Close communication and co-operation with the Lord Chief Justice and the senior judges when decisions were taken was essential in order to ensure that what was needed for the administration of justice was provided. This did not happen. The Lord Chancellor and the staff in his department continued to act as if he retained primary responsibility for the administration of justice and had sole responsibility for deciding what resources should be allocated to this and how they should be deployed. Decisions were taken without our participation and we were then belatedly told what was proposed.

He said that it was also "unsatisfactory" that the costs for funding the courts came out of the same budget that funded government criminal justice policy and criminal legal aid.

"If the prisons proved to be under-funded there could be a further squeeze on court resources," Lord Phillips said during his speech at the Commonwealth Lawyers Association last month. "There might even be a perception that judges were going soft on sentencing in order not to exacerbate a need for expenditure on prisons at the expense of the courts."

Hopes that relations between the executive and the judiciary had improved under a Gordon Brown administration have proved to be a false dawn.

Back in May, Lord Phillips warned that the two sides were "poles apart", with the Government refusing judges' demands for a "fundamental review" of their constitutional position.

Now Lord Phillips says that although Jack Straw had acknowledged the judge's concerns, "this ongoing saga illustrates an aspect of judicial independence that has been giving rise to concern in a number of jurisdictions".

But he reserved his most strident criticism for government plans to let Parliament have the final say in the appointment of judges, similar to the confirmation hearings that take place in the US senate.

There is a growing tendency to challenge the mandate of the judge.
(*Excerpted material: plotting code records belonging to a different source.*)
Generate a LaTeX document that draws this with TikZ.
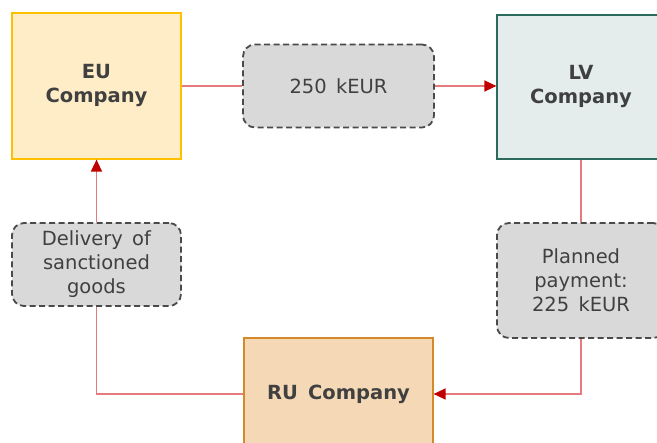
\documentclass[tikz,border=0pt]{standalone}
\usepackage{fontspec}
\setmainfont[WordSpace=1.5]{DejaVu Sans}
\usetikzlibrary{arrows.meta}
\definecolor{eufill}{HTML}{FFEDC8}
\definecolor{eudraw}{HTML}{FFC000}
\definecolor{lvfill}{HTML}{E4EDEC}
\definecolor{lvdraw}{HTML}{2D6A5E}
\definecolor{rufill}{HTML}{F5D9B7}
\definecolor{rudraw}{HTML}{D4892B}
\definecolor{grayfill}{HTML}{D9D9D9}
\definecolor{graydraw}{HTML}{4A4A4A}
\definecolor{txt}{HTML}{404040}
\definecolor{linkred}{HTML}{E57B7D}
\definecolor{tipred}{HTML}{C00000}
\tikzset{
  company/.style={draw, line width=1.2pt, font=\fontsize{19.5}{24}\selectfont\bfseries, text=txt, align=center, inner sep=0pt},
  note/.style={draw=graydraw, fill=grayfill, dash pattern=on 6pt off 3.5pt, line width=1.8pt, rounded corners=12pt, font=\fontsize{19.5}{24}\selectfont, text=txt, align=center, inner sep=0pt},
  link/.style={draw=linkred, line width=1.5pt},
  flow/.style={link, -{Triangle[length=12pt, width=11pt, color=tipred]}}
}
\begin{document}
\begin{tikzpicture}[x=1pt, y=-1pt]
\useasboundingbox (0,0) rectangle (657,443);
\clip (0,0) rectangle (657,443);
\node[company, fill=eufill, draw=eudraw, minimum width=169pt, minimum height=146pt] (eu) at (96.5,86) {EU\\Company};
\node[note, minimum width=191pt, minimum height=83pt] (amt) at (338.5,86) {250 kEUR};
\node[company, fill=lvfill, draw=lvdraw, minimum width=168pt, minimum height=144pt] (lv) at (581,87) {LV\\Company};
\node[note, minimum width=169pt, minimum height=83pt] (deliv) at (96.5,264.5) {Delivery of\\sanctioned\\goods};
\node[note, minimum width=168pt, minimum height=115pt] (plan) at (581,280.5) {Planned\\payment:\\225 kEUR};
\node[company, fill=rufill, draw=rudraw, minimum width=189pt, minimum height=112pt] (ru) at (338.5,394) {RU Company};
\draw[link] (eu.east) -- (amt.west);
\draw[flow] (amt.east) -- (amt.east -| lv.west);
\draw[link] (lv.south) -- (plan.north);
\draw[flow] (plan.south) |- (ru.east);
\draw[link] (ru.west) -| (deliv.south);
\draw[flow] (deliv.north) -- (eu.south);
\end{tikzpicture}
\end{document}
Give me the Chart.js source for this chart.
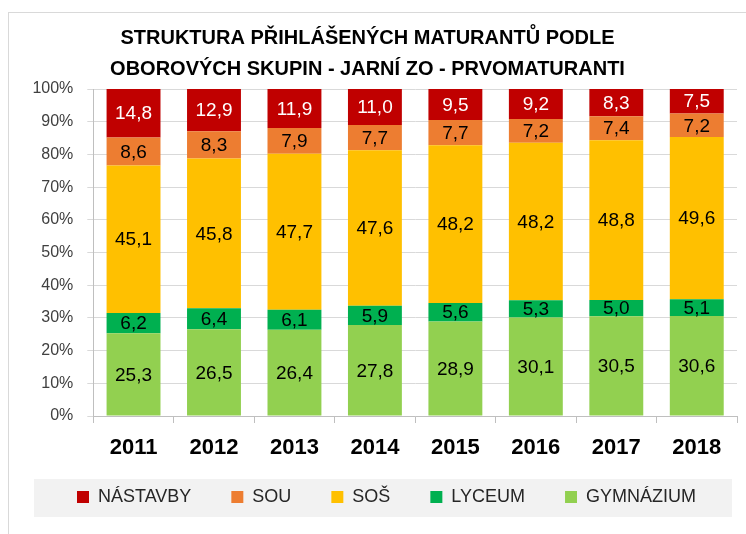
<!DOCTYPE html>
<html>
<head>
<meta charset="utf-8">
<style>
html,body{margin:0;padding:0;background:#fff;}
#wrap{width:746px;height:534px;position:relative;}
canvas{display:block;}
</style>
<script src="https://cdn.jsdelivr.net/npm/chart.js@4/dist/chart.umd.min.js"></script>
</head>
<body>
<div id="wrap"><canvas id="c" width="746" height="534"></canvas></div>
<script>
// ---- data ----
const years = ['2011', '2012', '2013', '2014', '2015', '2016', '2017', '2018'];
const gymnazium = [25.3, 26.5, 26.4, 27.8, 28.9, 30.1, 30.5, 30.6];
const lyceum    = [6.2, 6.4, 6.1, 5.9, 5.6, 5.3, 5.0, 5.1];
const sos       = [45.1, 45.8, 47.7, 47.6, 48.2, 48.2, 48.8, 49.6];
const sou       = [8.6, 8.3, 7.9, 7.7, 7.7, 7.2, 7.4, 7.2];
const nastavby  = [14.8, 12.9, 11.9, 11.0, 9.5, 9.2, 8.3, 7.5];
const seriesNames = ['GYMNÁZIUM', 'LYCEUM', 'SOŠ', 'SOU', 'NÁSTAVBY'];
const yTickValues = [0, 10, 20, 30, 40, 50, 60, 70, 80, 90, 100];
const titleLines = ['STRUKTURA PŘIHLÁŠENÝCH MATURANTŮ PODLE', 'OBOROVÝCH SKUPIN - JARNÍ ZO - PRVOMATURANTI'];

// ---- styles ----
const FONT = '"Liberation Sans", Arial, sans-serif';
const seriesColors = ['#92D050', '#00B050', '#FFC000', '#ED7D31', '#C00000'];
const labelColors = ['#000000', '#000000', '#000000', '#000000', '#FFFFFF'];

const rawSeries = [gymnazium, lyceum, sos, sou, nastavby];
const totals = years.map((_, j) => rawSeries.reduce((s, arr) => s + arr[j], 0));
const pctSeries = rawSeries.map(arr => arr.map((v, j) => v / totals[j] * 100));

const datasets = seriesNames.map((name, i) => ({
  label: name,
  data: pctSeries[i],
  backgroundColor: seriesColors[i],
  borderWidth: 0,
  barPercentage: 0.67,
  categoryPercentage: 1.0
}));

const decorPlugin = {
  id: 'decor',
  afterLayout(chart) {
    chart.titleBlock.left -= 5;
    chart.titleBlock.right -= 5;
    chart.legend.left += 14;
    chart.legend.right += 14;
    chart.legend.top -= 16;
    chart.legend.bottom -= 16;
  },
  beforeDraw(chart) {
    const ctx = chart.ctx;
    ctx.save();
    ctx.fillStyle = '#ffffff';
    ctx.fillRect(0, 0, chart.width, chart.height);
    ctx.strokeStyle = '#d9d9d9';
    ctx.lineWidth = 1;
    ctx.strokeRect(8.5, 12.5, 900, 700);
    const lg = chart.legend;
    const midY = lg.top + 40 + 9;
    ctx.fillStyle = '#f2f2f2';
    ctx.fillRect(34, midY - 18, 698, 38);
    ctx.restore();
  },
  afterDatasetsDraw(chart) {
    const ctx = chart.ctx;
    ctx.save();
    ctx.font = '19px ' + FONT;
    ctx.textAlign = 'center';
    ctx.textBaseline = 'middle';
    chart.data.datasets.forEach((ds, i) => {
      const meta = chart.getDatasetMeta(i);
      ctx.fillStyle = labelColors[i];
      meta.data.forEach((bar, j) => {
        const v = rawSeries[i][j];
        ctx.fillText(v.toFixed(1).replace('.', ','), bar.x, (bar.y + bar.base) / 2 + 1);
      });
    });
    ctx.restore();
  }
};

new Chart(document.getElementById('c'), {
  type: 'bar',
  data: { labels: years, datasets },
  options: {
    responsive: false,
    animation: false,
    devicePixelRatio: 1,
    layout: { padding: { top: 13, left: 8, right: 9, bottom: 2 } },
    plugins: {
      title: {
        display: true,
        text: titleLines,
        color: '#000000',
        font: { family: FONT, size: 20, weight: 'bold', lineHeight: 1.57 },
        padding: { top: 9.6, bottom: 3.6 }
      },
      legend: {
        display: true,
        position: 'bottom',
        reverse: true,
        labels: {
          boxWidth: 12,
          boxHeight: 12,
          padding: 40,
          color: '#262626',
          font: { family: FONT, size: 18 }
        }
      },
      tooltip: { enabled: false }
    },
    scales: {
      x: {
        stacked: true,
        grid: { display: true, drawOnChartArea: false, drawTicks: true, tickLength: 7, color: '#bfbfbf', offset: true },
        border: { display: true, color: '#bfbfbf' },
        ticks: { color: '#000000', font: { family: FONT, size: 22, weight: 'bold' }, padding: 12, maxRotation: 0 },
        afterFit(s) { s.height = 48; }
      },
      y: {
        stacked: true,
        min: 0,
        max: 100,
        afterBuildTicks(s) { s.ticks = yTickValues.map(v => ({ value: v })); },
        ticks: { callback: v => v + '%', color: '#404040', font: { family: FONT, size: 16 }, padding: 14 },
        grid: { color: '#d9d9d9', tickLength: 6, tickColor: '#d9d9d9' },
        border: { display: true, color: '#bfbfbf' },
        afterFit(s) { s.width = 85.3; }
      }
    }
  },
  plugins: [decorPlugin]
});
</script>
</body>
</html>
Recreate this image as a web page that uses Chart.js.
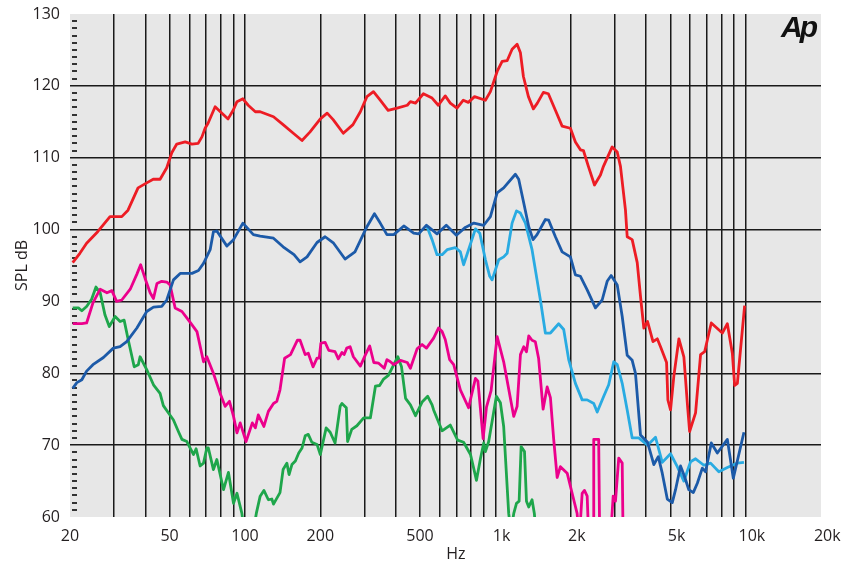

Some say that our decisions are not legitimate, because we have not been elected. They point to the United States where some judges are elected and where, at the highest level in the federal system, candidates are subjected to confirmation hearings.

I am only aware of one Commonwealth country where Parliament is involved in judicial appointments, and that is Mozambique. I, for one, can see no need for such an innovation in the United Kingdom.